How To

Can I do a fast bitshift in code (not RAM)

1

SP4CEBAR 2022-07-19 11:55 (Edited)

2^N is equivalent to a bitshift, using a bitshift is way faster, but the only bitshifts NX has will only affect RAM

Using the cycle counter

V=2^N

is faster than

ROR A,N
V=PEEK(N)

So the RAM bitshift won't be faster in my case


nathanielbabiak 2022-07-20 03:43 (Edited)

The only thing faster would be an array lookup, but it requires initialization:

DIM GLOBAL BITSHIFT_N2V(23)
FOR N=0 TO 23
  BITSHIFT_N2V(N)=2^N
NEXT N

After initialization, you'd use:

V=BITSHIFT_N2V(N)

All that said, your code might not do what you expect, since those two code snippets you posted don't do the same thing (there's a difference between a rotation and a shift). If you intend rotation, the console's native instructions will be fastest.

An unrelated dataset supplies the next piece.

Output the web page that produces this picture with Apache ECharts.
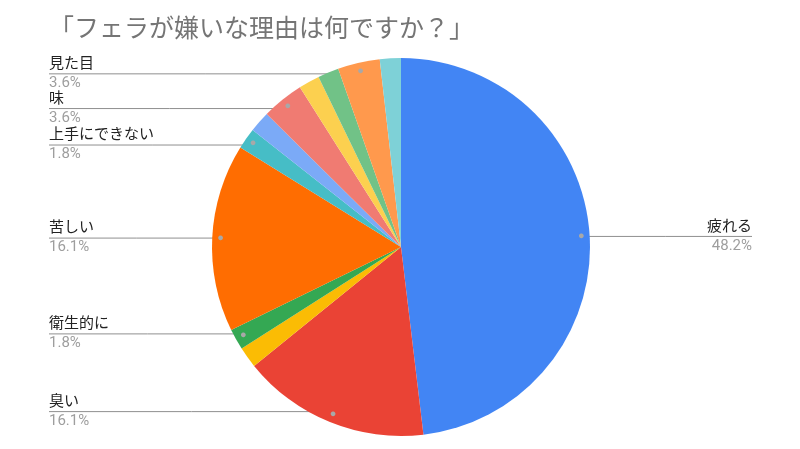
<!DOCTYPE html>
<html>
<head>
<meta charset="utf-8">
<script src="https://cdn.jsdelivr.net/npm/echarts@6/dist/echarts.min.js"></script>
<style>
html,body{margin:0;padding:0;background:#fff;}
#chart{width:800px;height:449px;}
</style>
</head>
<body>
<div id="chart"></div>
<script>
const titleText = '「フェラが嫌いな理由は何ですか？」';
const categories = ['疲れる', '臭い', '', '衛生的に', '苦しい', '上手にできない', '', '味', '', '', '見た目', ''];
const values = [48.2, 16.1, 1.8, 1.8, 16.1, 1.8, 1.8, 3.6, 1.8, 1.8, 3.6, 1.8];
const showLabel = [true, true, false, true, true, true, false, true, false, false, true, false];
const colors = ['#4285F4', '#EA4335', '#FBBC04', '#34A853', '#FF6D01', '#46BDC6', '#7BAAF7', '#F07B72', '#FCD04F', '#71C287', '#FF994D', '#7ED1D7'];

const CX = 401, CY = 247, R = 189, DOT = 0.94;
const LEFT_X = 49, RIGHT_X = 752;
const FONT = 'Roboto, "Noto Sans CJK JP", sans-serif';

const chart = echarts.init(document.getElementById('chart'), null, {renderer: 'canvas'});

const mainData = categories.map((name, i) => ({
  name: name,
  value: values[i],
  itemStyle: {color: colors[i]},
  label: {show: showLabel[i]},
  labelLine: {show: showLabel[i]}
}));
const dotData = categories.map((name, i) => ({
  name: name,
  value: values[i],
  label: {show: showLabel[i]}
}));

function dotPos(idx) {
  const lay = chart.getModel().getSeriesByIndex(0).getData().getItemLayout(idx);
  const mid = (lay.startAngle + lay.endAngle) / 2;
  return [lay.cx + DOT * lay.r * Math.cos(mid), lay.cy + DOT * lay.r * Math.sin(mid)];
}

chart.setOption({
  animation: false,
  backgroundColor: '#ffffff',
  title: {
    text: titleText,
    left: 44,
    top: 10,
    textStyle: {fontFamily: '"Noto Sans CJK JP", sans-serif', fontSize: 25, fontWeight: 'normal', color: '#757575'}
  },
  series: [
    {
      type: 'pie',
      center: [CX, CY],
      radius: [0, R],
      startAngle: 90,
      clockwise: true,
      data: mainData,
      label: {
        position: 'outside',
        formatter: p => '{n|' + p.name + '}\n{p|' + p.value.toFixed(1) + '%}',
        rich: {
          n: {fontFamily: FONT, fontSize: 15, color: '#222222', lineHeight: 19},
          p: {fontFamily: FONT, fontSize: 15, color: '#9e9e9e', lineHeight: 19}
        }
      },
      labelLine: {show: true, lineStyle: {color: '#8f8f8f', width: 1}},
      labelLayout: function (params) {
        const d = dotPos(params.dataIndex);
        const right = d[0] > CX;
        const ex = right ? RIGHT_X : LEFT_X;
        return {
          x: ex,
          y: d[1],
          align: right ? 'right' : 'left',
          verticalAlign: 'middle',
          labelLinePoints: [[d[0], d[1]], [(d[0] + ex) / 2, d[1]], [ex, d[1]]]
        };
      }
    },
    {
      type: 'pie',
      silent: true,
      center: [CX, CY],
      radius: [0, 2 * DOT * R],
      startAngle: 90,
      clockwise: true,
      data: dotData,
      itemStyle: {color: 'rgba(0,0,0,0)'},
      label: {
        position: 'inside',
        formatter: '●',
        fontSize: 11,
        color: '#a8a8a8'
      },
      labelLine: {show: false}
    }
  ]
});
</script>
</body>
</html>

SP4CEBAR 2022-07-20 07:43 (Edited)

Performance isn't that important in my case
So rotation will put the bits on the other side (LSB will become MSB or vice versa) and shifting will cut off some bits, is that what the difference is?


Timo 2022-07-20 18:55

Rotation uses only one byte: it shifts all 8 bits and the ones which moved out from one side come in again from the other side.
The ROR and ROL command were mostly thought for video RAM (characters).